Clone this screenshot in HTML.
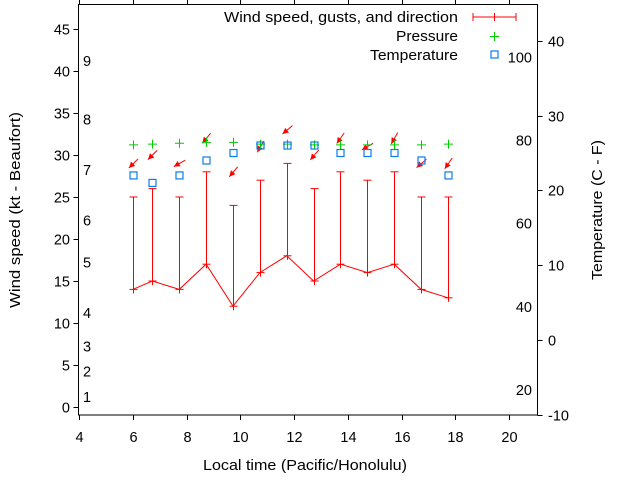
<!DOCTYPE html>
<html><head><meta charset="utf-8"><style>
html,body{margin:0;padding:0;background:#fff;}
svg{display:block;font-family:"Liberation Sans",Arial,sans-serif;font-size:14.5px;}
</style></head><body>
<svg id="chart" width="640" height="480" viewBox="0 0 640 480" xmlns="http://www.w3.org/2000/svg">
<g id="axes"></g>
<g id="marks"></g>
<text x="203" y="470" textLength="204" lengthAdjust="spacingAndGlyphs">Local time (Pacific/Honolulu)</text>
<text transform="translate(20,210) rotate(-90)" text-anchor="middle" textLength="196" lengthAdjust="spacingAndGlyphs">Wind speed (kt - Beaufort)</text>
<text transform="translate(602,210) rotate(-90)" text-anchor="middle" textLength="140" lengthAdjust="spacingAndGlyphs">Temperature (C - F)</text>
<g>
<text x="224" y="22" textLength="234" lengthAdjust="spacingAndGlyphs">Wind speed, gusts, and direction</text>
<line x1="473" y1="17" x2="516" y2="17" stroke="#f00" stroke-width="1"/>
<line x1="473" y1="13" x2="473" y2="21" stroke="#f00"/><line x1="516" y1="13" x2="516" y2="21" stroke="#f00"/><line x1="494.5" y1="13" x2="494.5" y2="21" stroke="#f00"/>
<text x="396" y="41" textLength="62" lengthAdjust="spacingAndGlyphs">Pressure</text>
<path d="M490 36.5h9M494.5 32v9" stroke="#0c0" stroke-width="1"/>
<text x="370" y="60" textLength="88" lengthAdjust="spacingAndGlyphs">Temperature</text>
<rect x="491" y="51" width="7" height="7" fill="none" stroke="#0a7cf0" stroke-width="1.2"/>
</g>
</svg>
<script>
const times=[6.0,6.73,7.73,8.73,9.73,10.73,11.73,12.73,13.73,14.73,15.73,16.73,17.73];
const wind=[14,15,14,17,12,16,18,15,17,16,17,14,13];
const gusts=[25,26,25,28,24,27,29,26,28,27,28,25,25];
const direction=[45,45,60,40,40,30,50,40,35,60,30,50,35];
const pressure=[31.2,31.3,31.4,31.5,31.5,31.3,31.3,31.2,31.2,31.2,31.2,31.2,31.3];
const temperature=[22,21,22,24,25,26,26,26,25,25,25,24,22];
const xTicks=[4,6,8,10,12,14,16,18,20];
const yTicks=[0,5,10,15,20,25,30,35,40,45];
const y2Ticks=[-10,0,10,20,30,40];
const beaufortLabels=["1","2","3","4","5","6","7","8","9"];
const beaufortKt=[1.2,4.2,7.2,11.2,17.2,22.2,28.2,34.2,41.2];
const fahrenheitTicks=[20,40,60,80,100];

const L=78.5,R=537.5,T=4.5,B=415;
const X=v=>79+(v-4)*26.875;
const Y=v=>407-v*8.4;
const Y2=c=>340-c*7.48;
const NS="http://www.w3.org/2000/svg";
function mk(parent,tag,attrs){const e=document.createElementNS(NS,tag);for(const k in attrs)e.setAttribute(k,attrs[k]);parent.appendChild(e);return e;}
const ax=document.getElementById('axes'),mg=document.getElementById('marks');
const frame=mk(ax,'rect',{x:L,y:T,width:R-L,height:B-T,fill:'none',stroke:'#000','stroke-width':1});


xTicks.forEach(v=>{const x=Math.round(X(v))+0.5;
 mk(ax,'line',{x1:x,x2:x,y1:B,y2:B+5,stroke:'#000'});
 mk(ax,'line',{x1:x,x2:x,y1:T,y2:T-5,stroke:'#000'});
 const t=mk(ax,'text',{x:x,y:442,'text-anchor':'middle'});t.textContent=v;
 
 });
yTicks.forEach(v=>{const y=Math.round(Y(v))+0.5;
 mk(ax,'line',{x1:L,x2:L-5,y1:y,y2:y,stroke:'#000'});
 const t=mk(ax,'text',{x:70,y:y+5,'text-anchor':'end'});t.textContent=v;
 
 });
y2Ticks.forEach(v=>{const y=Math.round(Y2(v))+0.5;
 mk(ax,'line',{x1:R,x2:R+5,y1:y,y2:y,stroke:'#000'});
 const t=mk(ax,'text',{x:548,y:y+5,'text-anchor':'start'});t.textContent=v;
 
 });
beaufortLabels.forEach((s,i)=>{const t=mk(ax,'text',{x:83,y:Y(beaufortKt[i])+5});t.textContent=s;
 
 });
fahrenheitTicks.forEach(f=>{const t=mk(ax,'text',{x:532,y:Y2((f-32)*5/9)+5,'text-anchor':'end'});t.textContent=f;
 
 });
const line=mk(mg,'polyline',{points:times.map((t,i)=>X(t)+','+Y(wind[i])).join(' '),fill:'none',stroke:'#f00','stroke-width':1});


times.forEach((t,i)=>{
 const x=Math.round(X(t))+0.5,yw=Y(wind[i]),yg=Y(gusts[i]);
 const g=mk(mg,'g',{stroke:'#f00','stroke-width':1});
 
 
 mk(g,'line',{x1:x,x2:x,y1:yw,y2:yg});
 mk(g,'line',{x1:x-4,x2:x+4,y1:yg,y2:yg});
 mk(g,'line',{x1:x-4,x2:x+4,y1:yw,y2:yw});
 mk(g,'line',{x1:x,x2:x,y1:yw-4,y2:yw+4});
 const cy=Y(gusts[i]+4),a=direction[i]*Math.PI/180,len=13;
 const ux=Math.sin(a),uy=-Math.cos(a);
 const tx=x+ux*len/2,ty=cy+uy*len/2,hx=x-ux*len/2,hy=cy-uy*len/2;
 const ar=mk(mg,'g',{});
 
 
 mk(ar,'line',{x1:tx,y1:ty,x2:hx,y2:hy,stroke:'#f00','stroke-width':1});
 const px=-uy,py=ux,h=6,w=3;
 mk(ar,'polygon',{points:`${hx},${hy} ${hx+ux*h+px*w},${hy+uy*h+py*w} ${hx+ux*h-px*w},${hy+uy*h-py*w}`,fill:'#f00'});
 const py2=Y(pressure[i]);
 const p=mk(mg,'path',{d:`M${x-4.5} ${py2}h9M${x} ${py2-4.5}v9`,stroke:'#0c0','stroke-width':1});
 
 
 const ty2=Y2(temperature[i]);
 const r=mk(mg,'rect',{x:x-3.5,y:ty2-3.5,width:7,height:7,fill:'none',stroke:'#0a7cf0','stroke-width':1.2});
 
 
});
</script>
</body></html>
____
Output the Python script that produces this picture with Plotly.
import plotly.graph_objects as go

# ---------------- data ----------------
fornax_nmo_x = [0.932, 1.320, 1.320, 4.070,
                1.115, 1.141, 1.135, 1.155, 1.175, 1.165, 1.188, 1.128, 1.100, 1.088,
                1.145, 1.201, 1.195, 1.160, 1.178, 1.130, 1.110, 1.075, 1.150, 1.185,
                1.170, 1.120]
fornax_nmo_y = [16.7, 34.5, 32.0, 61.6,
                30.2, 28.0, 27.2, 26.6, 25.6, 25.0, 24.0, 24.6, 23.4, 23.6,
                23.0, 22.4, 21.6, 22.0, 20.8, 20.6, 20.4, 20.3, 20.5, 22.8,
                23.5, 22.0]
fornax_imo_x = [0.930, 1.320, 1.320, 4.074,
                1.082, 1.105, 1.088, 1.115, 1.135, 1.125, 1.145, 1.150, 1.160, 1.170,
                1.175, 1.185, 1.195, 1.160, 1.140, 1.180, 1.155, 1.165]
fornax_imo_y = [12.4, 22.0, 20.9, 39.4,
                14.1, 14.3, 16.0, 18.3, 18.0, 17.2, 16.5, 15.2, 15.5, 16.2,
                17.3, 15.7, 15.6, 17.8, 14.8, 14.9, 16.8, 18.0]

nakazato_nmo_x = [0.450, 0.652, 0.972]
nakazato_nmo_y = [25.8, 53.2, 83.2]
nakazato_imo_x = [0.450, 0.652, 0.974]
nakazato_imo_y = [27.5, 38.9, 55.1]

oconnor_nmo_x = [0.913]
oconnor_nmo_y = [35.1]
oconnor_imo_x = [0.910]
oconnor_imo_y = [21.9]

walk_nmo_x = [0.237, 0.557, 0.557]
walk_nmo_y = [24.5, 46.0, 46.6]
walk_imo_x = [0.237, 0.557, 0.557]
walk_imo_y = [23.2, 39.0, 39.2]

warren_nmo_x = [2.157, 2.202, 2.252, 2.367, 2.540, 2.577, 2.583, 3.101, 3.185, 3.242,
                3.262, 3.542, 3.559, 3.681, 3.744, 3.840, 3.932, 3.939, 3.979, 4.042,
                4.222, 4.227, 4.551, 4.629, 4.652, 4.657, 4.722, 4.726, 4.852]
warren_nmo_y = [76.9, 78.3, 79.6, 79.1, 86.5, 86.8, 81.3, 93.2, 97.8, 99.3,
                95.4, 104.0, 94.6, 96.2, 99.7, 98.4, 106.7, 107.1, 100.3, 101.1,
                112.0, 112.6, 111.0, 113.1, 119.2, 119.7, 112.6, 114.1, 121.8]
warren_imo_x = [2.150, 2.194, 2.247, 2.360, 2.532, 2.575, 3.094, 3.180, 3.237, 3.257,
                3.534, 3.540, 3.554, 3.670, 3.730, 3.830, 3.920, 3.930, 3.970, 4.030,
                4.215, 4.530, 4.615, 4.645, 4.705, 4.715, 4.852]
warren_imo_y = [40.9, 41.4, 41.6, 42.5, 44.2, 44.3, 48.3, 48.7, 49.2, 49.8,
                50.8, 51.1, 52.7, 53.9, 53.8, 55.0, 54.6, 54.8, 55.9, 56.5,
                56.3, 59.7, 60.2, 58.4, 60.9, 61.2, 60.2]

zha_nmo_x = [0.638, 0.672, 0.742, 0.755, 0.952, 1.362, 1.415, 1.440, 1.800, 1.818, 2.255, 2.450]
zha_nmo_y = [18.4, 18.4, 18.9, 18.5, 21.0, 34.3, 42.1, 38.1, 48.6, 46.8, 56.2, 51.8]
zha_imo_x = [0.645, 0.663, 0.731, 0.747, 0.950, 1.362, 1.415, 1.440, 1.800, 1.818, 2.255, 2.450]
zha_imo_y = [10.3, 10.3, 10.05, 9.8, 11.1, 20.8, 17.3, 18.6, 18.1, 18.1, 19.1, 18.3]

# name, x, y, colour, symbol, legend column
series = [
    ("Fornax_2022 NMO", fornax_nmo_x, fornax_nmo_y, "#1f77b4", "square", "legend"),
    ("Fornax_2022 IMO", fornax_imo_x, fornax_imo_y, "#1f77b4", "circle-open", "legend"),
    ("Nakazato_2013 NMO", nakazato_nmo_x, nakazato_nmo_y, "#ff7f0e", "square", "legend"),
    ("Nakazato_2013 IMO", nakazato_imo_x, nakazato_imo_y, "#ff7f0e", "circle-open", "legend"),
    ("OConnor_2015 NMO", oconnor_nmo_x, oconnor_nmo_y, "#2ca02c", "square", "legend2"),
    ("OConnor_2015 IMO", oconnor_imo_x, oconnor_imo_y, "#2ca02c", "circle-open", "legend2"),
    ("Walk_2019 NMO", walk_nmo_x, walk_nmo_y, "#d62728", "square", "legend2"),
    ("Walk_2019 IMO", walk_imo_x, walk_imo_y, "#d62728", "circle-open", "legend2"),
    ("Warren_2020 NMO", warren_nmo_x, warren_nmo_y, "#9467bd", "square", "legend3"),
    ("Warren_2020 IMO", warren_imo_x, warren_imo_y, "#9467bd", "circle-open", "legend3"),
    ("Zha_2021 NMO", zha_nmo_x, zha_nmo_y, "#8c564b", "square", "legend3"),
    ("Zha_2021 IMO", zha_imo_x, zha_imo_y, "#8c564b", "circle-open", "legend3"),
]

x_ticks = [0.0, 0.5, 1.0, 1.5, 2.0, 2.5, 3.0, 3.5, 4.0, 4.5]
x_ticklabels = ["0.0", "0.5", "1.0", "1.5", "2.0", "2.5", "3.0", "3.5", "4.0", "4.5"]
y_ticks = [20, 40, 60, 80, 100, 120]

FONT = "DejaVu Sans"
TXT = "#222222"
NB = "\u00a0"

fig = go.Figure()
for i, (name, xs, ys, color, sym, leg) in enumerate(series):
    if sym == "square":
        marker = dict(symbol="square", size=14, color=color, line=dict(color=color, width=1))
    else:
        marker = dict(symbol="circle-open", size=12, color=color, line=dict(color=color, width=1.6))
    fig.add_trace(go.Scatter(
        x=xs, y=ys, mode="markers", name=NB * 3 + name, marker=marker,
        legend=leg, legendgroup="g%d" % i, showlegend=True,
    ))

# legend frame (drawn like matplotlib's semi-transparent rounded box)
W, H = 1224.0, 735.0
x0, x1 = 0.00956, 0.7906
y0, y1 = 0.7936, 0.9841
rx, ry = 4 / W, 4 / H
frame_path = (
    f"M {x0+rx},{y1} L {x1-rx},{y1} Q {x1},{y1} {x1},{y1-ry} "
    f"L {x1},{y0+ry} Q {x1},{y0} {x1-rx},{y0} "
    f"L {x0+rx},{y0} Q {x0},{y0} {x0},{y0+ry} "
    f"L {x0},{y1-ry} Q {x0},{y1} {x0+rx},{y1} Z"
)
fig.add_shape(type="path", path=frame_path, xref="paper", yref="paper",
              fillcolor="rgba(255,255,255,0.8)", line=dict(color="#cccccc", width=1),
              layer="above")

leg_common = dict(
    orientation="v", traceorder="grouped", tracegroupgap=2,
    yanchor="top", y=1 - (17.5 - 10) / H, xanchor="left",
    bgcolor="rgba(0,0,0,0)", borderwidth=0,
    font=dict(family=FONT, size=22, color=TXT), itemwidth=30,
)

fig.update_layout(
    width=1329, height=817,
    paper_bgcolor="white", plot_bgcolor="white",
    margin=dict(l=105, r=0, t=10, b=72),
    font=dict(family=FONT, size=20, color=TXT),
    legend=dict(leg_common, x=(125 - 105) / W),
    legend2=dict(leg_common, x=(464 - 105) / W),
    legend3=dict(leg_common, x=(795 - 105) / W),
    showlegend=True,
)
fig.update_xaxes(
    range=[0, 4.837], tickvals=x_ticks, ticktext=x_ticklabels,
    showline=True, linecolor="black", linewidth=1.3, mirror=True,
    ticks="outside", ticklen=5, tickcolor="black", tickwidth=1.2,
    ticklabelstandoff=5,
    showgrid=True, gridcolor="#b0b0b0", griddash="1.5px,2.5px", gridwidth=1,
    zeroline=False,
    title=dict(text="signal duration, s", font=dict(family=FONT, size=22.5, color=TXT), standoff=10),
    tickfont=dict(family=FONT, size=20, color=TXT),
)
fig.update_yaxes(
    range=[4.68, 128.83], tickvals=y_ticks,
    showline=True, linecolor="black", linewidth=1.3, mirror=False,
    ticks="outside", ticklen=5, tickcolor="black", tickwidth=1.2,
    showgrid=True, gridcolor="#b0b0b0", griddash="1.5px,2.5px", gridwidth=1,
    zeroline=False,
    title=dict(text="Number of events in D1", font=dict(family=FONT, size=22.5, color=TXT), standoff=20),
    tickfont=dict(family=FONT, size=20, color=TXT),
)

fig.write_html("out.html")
____
GIVEN TASK — Output, from the data above, the lines from the line with "Output the Python" to the line with "walk_imo_y = [23.2, 39.0, 39.2]" exactly as they stand, both ends included and nothing else.

SOLUTION TO THE EXERCISE —
Output the Python script that produces this picture with Plotly.
import plotly.graph_objects as go

# ---------------- data ----------------
fornax_nmo_x = [0.932, 1.320, 1.320, 4.070,
                1.115, 1.141, 1.135, 1.155, 1.175, 1.165, 1.188, 1.128, 1.100, 1.088,
                1.145, 1.201, 1.195, 1.160, 1.178, 1.130, 1.110, 1.075, 1.150, 1.185,
                1.170, 1.120]
fornax_nmo_y = [16.7, 34.5, 32.0, 61.6,
                30.2, 28.0, 27.2, 26.6, 25.6, 25.0, 24.0, 24.6, 23.4, 23.6,
                23.0, 22.4, 21.6, 22.0, 20.8, 20.6, 20.4, 20.3, 20.5, 22.8,
                23.5, 22.0]
fornax_imo_x = [0.930, 1.320, 1.320, 4.074,
                1.082, 1.105, 1.088, 1.115, 1.135, 1.125, 1.145, 1.150, 1.160, 1.170,
                1.175, 1.185, 1.195, 1.160, 1.140, 1.180, 1.155, 1.165]
fornax_imo_y = [12.4, 22.0, 20.9, 39.4,
                14.1, 14.3, 16.0, 18.3, 18.0, 17.2, 16.5, 15.2, 15.5, 16.2,
                17.3, 15.7, 15.6, 17.8, 14.8, 14.9, 16.8, 18.0]

nakazato_nmo_x = [0.450, 0.652, 0.972]
nakazato_nmo_y = [25.8, 53.2, 83.2]
nakazato_imo_x = [0.450, 0.652, 0.974]
nakazato_imo_y = [27.5, 38.9, 55.1]

oconnor_nmo_x = [0.913]
oconnor_nmo_y = [35.1]
oconnor_imo_x = [0.910]
oconnor_imo_y = [21.9]

walk_nmo_x = [0.237, 0.557, 0.557]
walk_nmo_y = [24.5, 46.0, 46.6]
walk_imo_x = [0.237, 0.557, 0.557]
walk_imo_y = [23.2, 39.0, 39.2]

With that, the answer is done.